Happy Women’s History Month! To celebrate, we’re spotlighting a few beauty trailblazers and IPSY brand partners who are putting their stamp on the industry. These women are pushing for inclusivity, breaking business barriers, and innovating from a whole new perspective—and we’re all the better for it.
If you’ve ever used a brow pomade to fill in sparse spots, a stencil to define your shape, or a gel to lock those brow hairs in place, you have Anastasia Soare to thank. Well, Anastasia and Oprah Winfrey—more on that later.
Before this beauty trailblazer opened her own salon, launched a globally renowned brand, Anastasia Beverly Hills (try some of their Holy Grail products in your Glam Bag!), and became a household name, Soare was an esthetician working out of a rented room at a salon in Beverly Hills. It was the early ‘90s and she was doing eyebrows, facials, and body waxing, but it was her eyebrow work that kept her A-list and non-celeb clients coming back again and again. That, and her homemade paste of aloe vera, petroleum jelly, and eyeshadow that she would use to perfect the brow after she’d wax.
“My clients would come back after three weeks to get reshaped, and they would say, ‘When I leave your place, my eyebrows are perfect, but after I take a shower I still see those empty spots. You need to sell that product that you keep mixing,’” says Soare. So she did. She went to Italy to start working on her product line. There she was faced with myriad challenges.
For starters, eyebrow products like she had in mind just didn’t exist then. She had big dreams to invent a new product category, but the labs had nothing to compare it to. Nailing the perfect shade range was a challenge in and of itself. “You could have 10 dark brown brow powders from 10 companies, and they will each have a completely different undertone and look different,” says Soare. “To this day, believe it or not, I’m still approving every single batch of every eyebrow product we make before it goes into production.”
The Anastasia Beverly Hills line officially launched in 1999 with a full collection of brow powders, gel, pencils, pomades, highlighter, and scissors. Soare had reinvented eyebrows, but now she needed to educate the masses on how to use her innovative new products.
Even though today’s Internet is full of more brow tutorials than you’d know what to do with, this was the ‘90s. No one was talking about eyebrows. (A quick Google search of over-tweezed ‘90s brows is all the proof you need.) “So I went on the Oprah Winfrey show to talk about how important eyebrows are,” says Soare. “At the time she was the biggest influencer on the planet. Afterward, everybody started paying attention to eyebrows.”
In the two decades since she launched her line, innovation has not slowed down. “We created the craziness on social media with eyebrows,” she says. “I remember when we launched the Dipbrow Pomade, everybody went crazy. Then we started the contouring trend. Not that contouring wasn’t well known among the Hollywood elite makeup artists, but the everyday consumer didn’t know about it. So we created a contour kit. It was revolutionary. Then we created the glow kit and everybody went crazy.”

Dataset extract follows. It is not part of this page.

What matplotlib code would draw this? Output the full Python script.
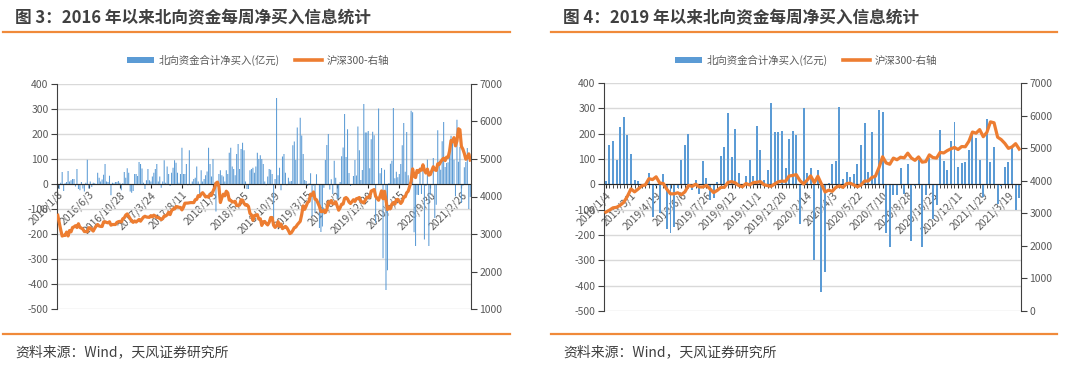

Soare credits being an esthetician first with her ability to create new, unique products. “I still did eyebrows in the store until five years ago,” she says. “I would create every product while working on a client and understanding their needs. I would give clients samples to get their feedback.” Her entire brow category was born while working on clients in the salon, and according to Soare, she used to see a new eyebrow client every five minutes. That’s a whole lot of test subjects.
Soare’s strong work ethic, creativity, and never-give-up attitude are all a product of her environment. Growing up, she had a prime example of what a strong, female business woman looks like: her mother. “Living in Romania, my mother just knew how to do business at her tailor shop; she was a great marketer; she loved her customers,” says Soare. “Never for a minute did she think, ‘I’m a woman in a communisit regime—I cannot do this.’”
It’s that same mentality that Soare is passing on to her own daughter, Claudia, now president of Anastasia Beverly Hills. Claudia started working for her mother in the salon, then eventually as her assistant before working her way up. “I wanted her to learn every single department,” says Soare. “I was kind of a strict boss, I have to say. When she started working at the salon, I fired her because she was late three times. When I finally named her president of the company, I really believed that she knew every aspect of our business.”
It was with her mother’s encouragement that she got to where she is today. “In the beginning, do you think people believed that I could pay my rent doing eyebrows? Of course not!” says Soare. “Everyone was telling me that I’m crazy, but my mother said, ‘Do it! What do you have to lose? You can get another job if it doesn’t work out.’” Twenty-four years since she opened the doors at Anastasia Beverly Hills, Soare’s products are sold all over the world, her company is valued at $3 billion, and she has even made Forbe’s list of America’s top self-made women. I think it’s safe to say that everything has, in fact, worked out.